Return every line below as is, leaving out the pictures.

* _Saved entries_:

━━━━━━━━━━━━━━━━

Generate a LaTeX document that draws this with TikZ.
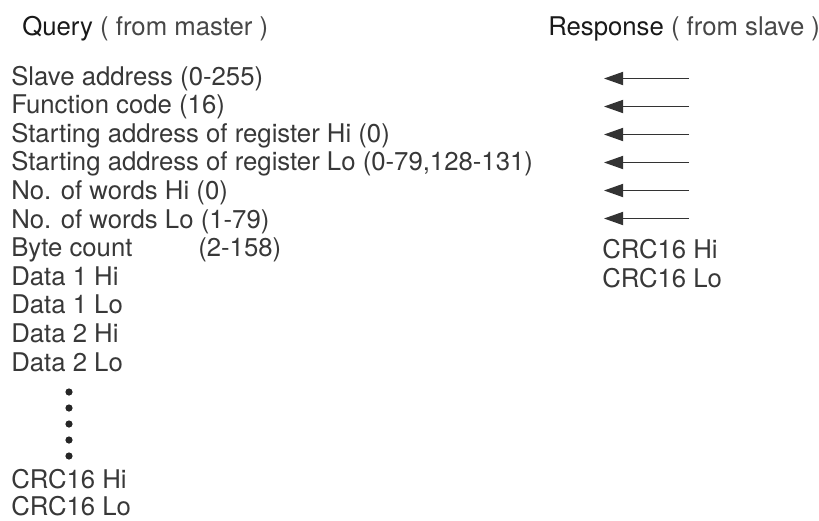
\documentclass[tikz,border=0pt]{standalone}
\usepackage{fontspec}
\setmainfont{TeX Gyre Heros}
\usetikzlibrary{arrows.meta}

\begin{document}
\begin{tikzpicture}[
  x=0.025cm, y=-0.025cm,
  font=\fontsize{18.3}{21}\selectfont,
  head/.style={anchor=base west, inner sep=0pt, text=black!90},
  field/.style={anchor=base west, inner sep=0pt, text=black!78},
  reply/.style={-{Triangle[length=0.48cm, width=0.33cm]}, black!80, line width=0.95pt},
  dot/.style={circle, fill=black!85, inner sep=0pt, minimum size=0.18cm},
]
\useasboundingbox (0,0) rectangle (819,520);

% Headings
\node[head] (query) at (22, 35) {Query \textcolor{black!72}{( from master )}};
\node[head] (resp)  at (548, 35) {Response \textcolor{black!72}{( from slave )}};

% Query frame (left column)
\node[field] (q0)  at (11, 85.0)  {Slave address (0-255)};
\node[field] (q1)  at (11, 113.6) {Function code (16)};
\node[field] (q2)  at (11, 142.2) {Starting address of register Hi (0)};
\node[field] (q3)  at (11, 170.8) {Starting address of register Lo (0-79,128-131)};
\node[field] (q4)  at (11, 199.4) {No. of words Hi (0)};
\node[field] (q5)  at (11, 228.0) {No. of words Lo (1-79)};
\node[field] (q6)  at (11, 256.6) {Byte count};
\node[field] (q6n) at (198, 256.6) {(2-158)};
\node[field] (q7)  at (11, 285.2) {Data 1 Hi};
\node[field] (q8)  at (11, 313.8) {Data 1 Lo};
\node[field] (q9)  at (11, 342.4) {Data 2 Hi};
\node[field] (q10) at (11, 371.0) {Data 2 Lo};

% Ellipsis dots
\node[dot] (d1) at (69, 392) {};
\node[dot] (d2) at (69, 408) {};
\node[dot] (d3) at (69, 424) {};
\node[dot] (d4) at (69, 440) {};
\node[dot] (d5) at (69, 456) {};

\node[field] (qcrchi) at (11, 488) {CRC16 Hi};
\node[field] (qcrclo) at (11, 515) {CRC16 Lo};

% Response frame: echoed fields
\foreach \i in {0,...,5} {
  \coordinate (ra\i) at (689, 78.5+28*\i);
  \coordinate (rb\i) at (604, 78.5+28*\i);
  \draw[reply] (ra\i) -- (rb\i);
}

\node[field] (rcrchi) at (602, 258) {CRC16 Hi};
\node[field] (rcrclo) at (602, 287) {CRC16 Lo};

\end{tikzpicture}
\end{document}
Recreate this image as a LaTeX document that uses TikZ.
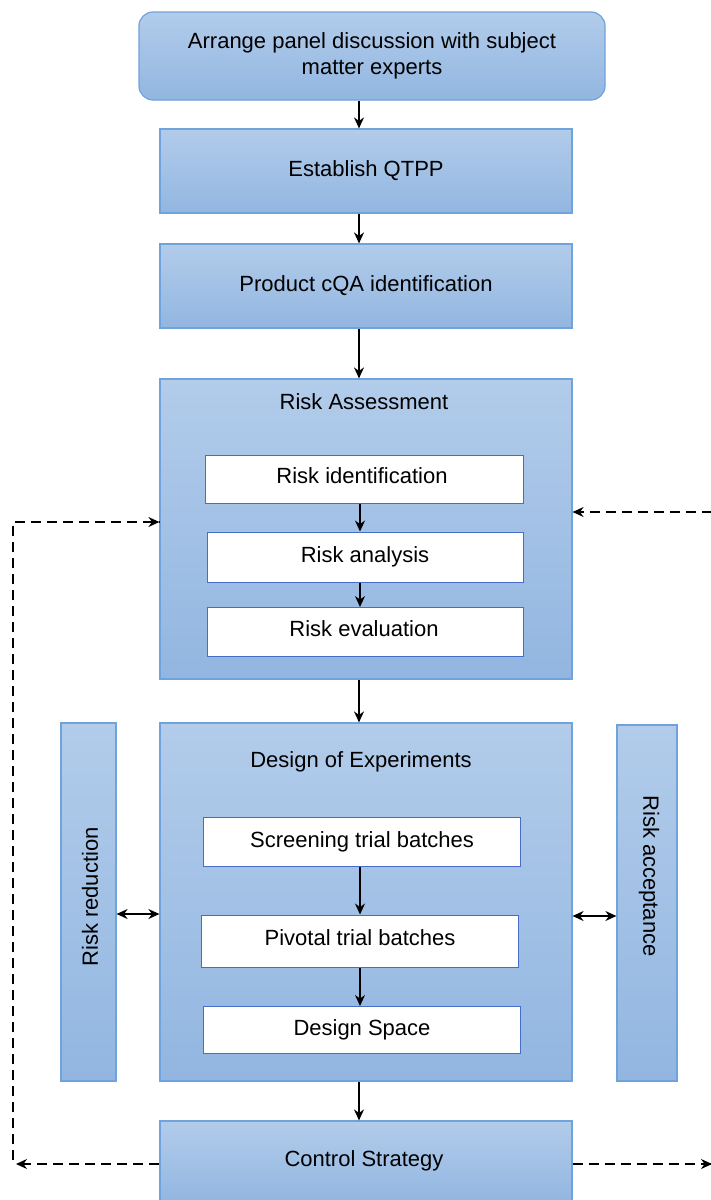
\documentclass[tikz,border=0pt]{standalone}
\usepackage{fontspec}
\setmainfont{Liberation Sans}
\usetikzlibrary{arrows.meta,calc}
\definecolor{boxtop}{RGB}{178,204,234}
\definecolor{boxbot}{RGB}{146,182,225}
\definecolor{boxline}{RGB}{112,162,220}
\definecolor{innerline}{RGB}{70,110,200}
\tikzset{
  bluebox/.style={draw=boxline, line width=1.2pt, top color=boxtop, bottom color=boxbot, inner sep=0pt, font=\fontsize{22}{26}\selectfont, align=center},
  whitebox/.style={draw=innerline, line width=1pt, fill=white, inner sep=0pt, font=\fontsize{22}{26}\selectfont, align=center},
  titletext/.style={inner sep=0pt, font=\fontsize{22}{26}\selectfont},
  arr/.style={-{Stealth[length=11pt,width=10pt]}, line width=1.4pt},
  dbl/.style={{Stealth[length=11pt,width=10pt]}-{Stealth[length=11pt,width=10pt]}, line width=1.4pt},
  dsh/.style={dash pattern=on 10pt off 6pt, line width=1.5pt},
}
\begin{document}
\begin{tikzpicture}[x=1pt,y=-1pt]
\useasboundingbox (0,0) rectangle (710,1200);
% main column
\node[bluebox, rounded corners=14pt, minimum width=466, minimum height=88] (panel) at (372,56) {Arrange panel discussion with subject\\matter experts};
\node[bluebox, minimum width=412, minimum height=84] (qtpp) at (366,171) {Establish QTPP};
\node[bluebox, minimum width=412, minimum height=84] (cqa) at (366,286) {Product cQA identification};
\node[bluebox, minimum width=412, minimum height=300] (ra) at (366,529) {};
\node[titletext] (ratitle) at (364,402) {Risk Assessment};
\node[whitebox, minimum width=318, minimum height=48] (rid) at (364,479) {};
\node[titletext] (ridt) at (362,476) {Risk identification};
\node[whitebox, minimum width=316, minimum height=50] (ran) at (365,557) {Risk analysis};
\node[whitebox, minimum width=316, minimum height=49] (rev) at (365,632) {};
\node[titletext] (revt) at (364,629) {Risk evaluation};
\node[bluebox, minimum width=412, minimum height=358] (doe) at (366,902) {};
\node[titletext] (doetitle) at (361,762) {Design of Experiments};
\node[whitebox, minimum width=317, minimum height=49] (scr) at (362,842) {Screening trial batches};
\node[whitebox, minimum width=317, minimum height=52] (piv) at (360,941) {};
\node[titletext] (pivt) at (360,938) {Pivotal trial batches};
\node[whitebox, minimum width=317, minimum height=47] (ds) at (362,1030) {Design Space};
\node[bluebox, minimum width=55, minimum height=358] (rred) at (88.5,902) {};
\node[titletext, rotate=90] (rredt) at (90,897) {Risk reduction};
\node[bluebox, minimum width=60, minimum height=356] (racc) at (647,903) {};
\node[titletext, rotate=-90] (racct) at (649,876) {Risk acceptance};
\node[bluebox, minimum width=412, minimum height=82] (cs) at (366,1162) {};
\node[titletext] (cst) at (364,1161) {Control Strategy};
% solid arrows
\draw[arr] (panel.south -| 359,0) -- (qtpp.north -| 359,0);
\draw[arr] (qtpp.south -| 359,0) -- (cqa.north -| 359,0);
\draw[arr] (cqa.south -| 359,0) -- (ra.north -| 359,0);
\draw[arr] (rid.south -| 360,0) -- (ran.north -| 360,0);
\draw[arr] (ran.south -| 360,0) -- (rev.north -| 360,0);
\draw[arr] (ra.south -| 359,0) -- (doe.north -| 359,0);
\draw[arr] (scr.south -| 360,0) -- (piv.north -| 360,0);
\draw[arr] (piv.south -| 360,0) -- (ds.north -| 360,0);
\draw[arr] (doe.south -| 359,0) -- (cs.north -| 359,0);
\draw[dbl] (rred.east |- 0,914) -- (doe.west |- 0,914);
\draw[dbl] (doe.east |- 0,916) -- (racc.west |- 0,916);
% dashed feedback
\coordinate (lcorner) at (13,1160);
\coordinate (lend) at (16,1164);
\coordinate (rend) at (712,1164);
\coordinate (rstart) at (712,512);
\draw[dsh] (lcorner) -- (13,522) -- (ra.west |- 0,522);
\draw[arr, dash pattern=on 0pt off 0pt] ($(ra.west |- 0,522)+(-12,0)$) -- (ra.west |- 0,522);
\draw[dsh] (cs.west |- lend) -- (lend);
\draw[arr, dash pattern=on 0pt off 0pt] ($(lend)+(12,0)$) -- (lend);
\draw[dsh] (cs.east |- rend) -- (rend);
\draw[arr, dash pattern=on 0pt off 0pt] ($(rend)+(-12,0)$) -- (rend);
\draw[dsh] (rstart) -- (ra.east |- rstart);
\draw[arr, dash pattern=on 0pt off 0pt] ($(ra.east |- rstart)+(12,0)$) -- (ra.east |- rstart);
\end{tikzpicture}
\end{document}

━━━━━━━━━━━━━━━━

* _EXPECTED OUTPUT_:
Generate a LaTeX document that draws this with TikZ.
\documentclass[tikz,border=0pt]{standalone}
\usepackage{fontspec}
\setmainfont{TeX Gyre Heros}
\usetikzlibrary{arrows.meta}

\begin{document}
\begin{tikzpicture}[
  x=0.025cm, y=-0.025cm,
  font=\fontsize{18.3}{21}\selectfont,
  head/.style={anchor=base west, inner sep=0pt, text=black!90},
  field/.style={anchor=base west, inner sep=0pt, text=black!78},
  reply/.style={-{Triangle[length=0.48cm, width=0.33cm]}, black!80, line width=0.95pt},
  dot/.style={circle, fill=black!85, inner sep=0pt, minimum size=0.18cm},
]
\useasboundingbox (0,0) rectangle (819,520);

% Headings
\node[head] (query) at (22, 35) {Query \textcolor{black!72}{( from master )}};
\node[head] (resp)  at (548, 35) {Response \textcolor{black!72}{( from slave )}};

% Query frame (left column)
\node[field] (q0)  at (11, 85.0)  {Slave address (0-255)};
\node[field] (q1)  at (11, 113.6) {Function code (16)};
\node[field] (q2)  at (11, 142.2) {Starting address of register Hi (0)};
\node[field] (q3)  at (11, 170.8) {Starting address of register Lo (0-79,128-131)};
\node[field] (q4)  at (11, 199.4) {No. of words Hi (0)};
\node[field] (q5)  at (11, 228.0) {No. of words Lo (1-79)};
\node[field] (q6)  at (11, 256.6) {Byte count};
\node[field] (q6n) at (198, 256.6) {(2-158)};
\node[field] (q7)  at (11, 285.2) {Data 1 Hi};
\node[field] (q8)  at (11, 313.8) {Data 1 Lo};
\node[field] (q9)  at (11, 342.4) {Data 2 Hi};
\node[field] (q10) at (11, 371.0) {Data 2 Lo};

% Ellipsis dots
\node[dot] (d1) at (69, 392) {};
\node[dot] (d2) at (69, 408) {};
\node[dot] (d3) at (69, 424) {};
\node[dot] (d4) at (69, 440) {};
\node[dot] (d5) at (69, 456) {};

\node[field] (qcrchi) at (11, 488) {CRC16 Hi};
\node[field] (qcrclo) at (11, 515) {CRC16 Lo};

% Response frame: echoed fields
\foreach \i in {0,...,5} {
  \coordinate (ra\i) at (689, 78.5+28*\i);
  \coordinate (rb\i) at (604, 78.5+28*\i);
  \draw[reply] (ra\i) -- (rb\i);
}

\node[field] (rcrchi) at (602, 258) {CRC16 Hi};
\node[field] (rcrclo) at (602, 287) {CRC16 Lo};

\end{tikzpicture}
\end{document}
Recreate this image as a LaTeX document that uses TikZ.
\documentclass[tikz,border=0pt]{standalone}
\usepackage{fontspec}
\setmainfont{Liberation Sans}
\usetikzlibrary{arrows.meta,calc}
\definecolor{boxtop}{RGB}{178,204,234}
\definecolor{boxbot}{RGB}{146,182,225}
\definecolor{boxline}{RGB}{112,162,220}
\definecolor{innerline}{RGB}{70,110,200}
\tikzset{
  bluebox/.style={draw=boxline, line width=1.2pt, top color=boxtop, bottom color=boxbot, inner sep=0pt, font=\fontsize{22}{26}\selectfont, align=center},
  whitebox/.style={draw=innerline, line width=1pt, fill=white, inner sep=0pt, font=\fontsize{22}{26}\selectfont, align=center},
  titletext/.style={inner sep=0pt, font=\fontsize{22}{26}\selectfont},
  arr/.style={-{Stealth[length=11pt,width=10pt]}, line width=1.4pt},
  dbl/.style={{Stealth[length=11pt,width=10pt]}-{Stealth[length=11pt,width=10pt]}, line width=1.4pt},
  dsh/.style={dash pattern=on 10pt off 6pt, line width=1.5pt},
}
\begin{document}
\begin{tikzpicture}[x=1pt,y=-1pt]
\useasboundingbox (0,0) rectangle (710,1200);
% main column
\node[bluebox, rounded corners=14pt, minimum width=466, minimum height=88] (panel) at (372,56) {Arrange panel discussion with subject\\matter experts};
\node[bluebox, minimum width=412, minimum height=84] (qtpp) at (366,171) {Establish QTPP};
\node[bluebox, minimum width=412, minimum height=84] (cqa) at (366,286) {Product cQA identification};
\node[bluebox, minimum width=412, minimum height=300] (ra) at (366,529) {};
\node[titletext] (ratitle) at (364,402) {Risk Assessment};
\node[whitebox, minimum width=318, minimum height=48] (rid) at (364,479) {};
\node[titletext] (ridt) at (362,476) {Risk identification};
\node[whitebox, minimum width=316, minimum height=50] (ran) at (365,557) {Risk analysis};
\node[whitebox, minimum width=316, minimum height=49] (rev) at (365,632) {};
\node[titletext] (revt) at (364,629) {Risk evaluation};
\node[bluebox, minimum width=412, minimum height=358] (doe) at (366,902) {};
\node[titletext] (doetitle) at (361,762) {Design of Experiments};
\node[whitebox, minimum width=317, minimum height=49] (scr) at (362,842) {Screening trial batches};
\node[whitebox, minimum width=317, minimum height=52] (piv) at (360,941) {};
\node[titletext] (pivt) at (360,938) {Pivotal trial batches};
\node[whitebox, minimum width=317, minimum height=47] (ds) at (362,1030) {Design Space};
\node[bluebox, minimum width=55, minimum height=358] (rred) at (88.5,902) {};
\node[titletext, rotate=90] (rredt) at (90,897) {Risk reduction};
\node[bluebox, minimum width=60, minimum height=356] (racc) at (647,903) {};
\node[titletext, rotate=-90] (racct) at (649,876) {Risk acceptance};
\node[bluebox, minimum width=412, minimum height=82] (cs) at (366,1162) {};
\node[titletext] (cst) at (364,1161) {Control Strategy};
% solid arrows
\draw[arr] (panel.south -| 359,0) -- (qtpp.north -| 359,0);
\draw[arr] (qtpp.south -| 359,0) -- (cqa.north -| 359,0);
\draw[arr] (cqa.south -| 359,0) -- (ra.north -| 359,0);
\draw[arr] (rid.south -| 360,0) -- (ran.north -| 360,0);
\draw[arr] (ran.south -| 360,0) -- (rev.north -| 360,0);
\draw[arr] (ra.south -| 359,0) -- (doe.north -| 359,0);
\draw[arr] (scr.south -| 360,0) -- (piv.north -| 360,0);
\draw[arr] (piv.south -| 360,0) -- (ds.north -| 360,0);
\draw[arr] (doe.south -| 359,0) -- (cs.north -| 359,0);
\draw[dbl] (rred.east |- 0,914) -- (doe.west |- 0,914);
\draw[dbl] (doe.east |- 0,916) -- (racc.west |- 0,916);
% dashed feedback
\coordinate (lcorner) at (13,1160);
\coordinate (lend) at (16,1164);
\coordinate (rend) at (712,1164);
\coordinate (rstart) at (712,512);
\draw[dsh] (lcorner) -- (13,522) -- (ra.west |- 0,522);
\draw[arr, dash pattern=on 0pt off 0pt] ($(ra.west |- 0,522)+(-12,0)$) -- (ra.west |- 0,522);
\draw[dsh] (cs.west |- lend) -- (lend);
\draw[arr, dash pattern=on 0pt off 0pt] ($(lend)+(12,0)$) -- (lend);
\draw[dsh] (cs.east |- rend) -- (rend);
\draw[arr, dash pattern=on 0pt off 0pt] ($(rend)+(-12,0)$) -- (rend);
\draw[dsh] (rstart) -- (ra.east |- rstart);
\draw[arr, dash pattern=on 0pt off 0pt] ($(ra.east |- rstart)+(12,0)$) -- (ra.east |- rstart);
\end{tikzpicture}
\end{document}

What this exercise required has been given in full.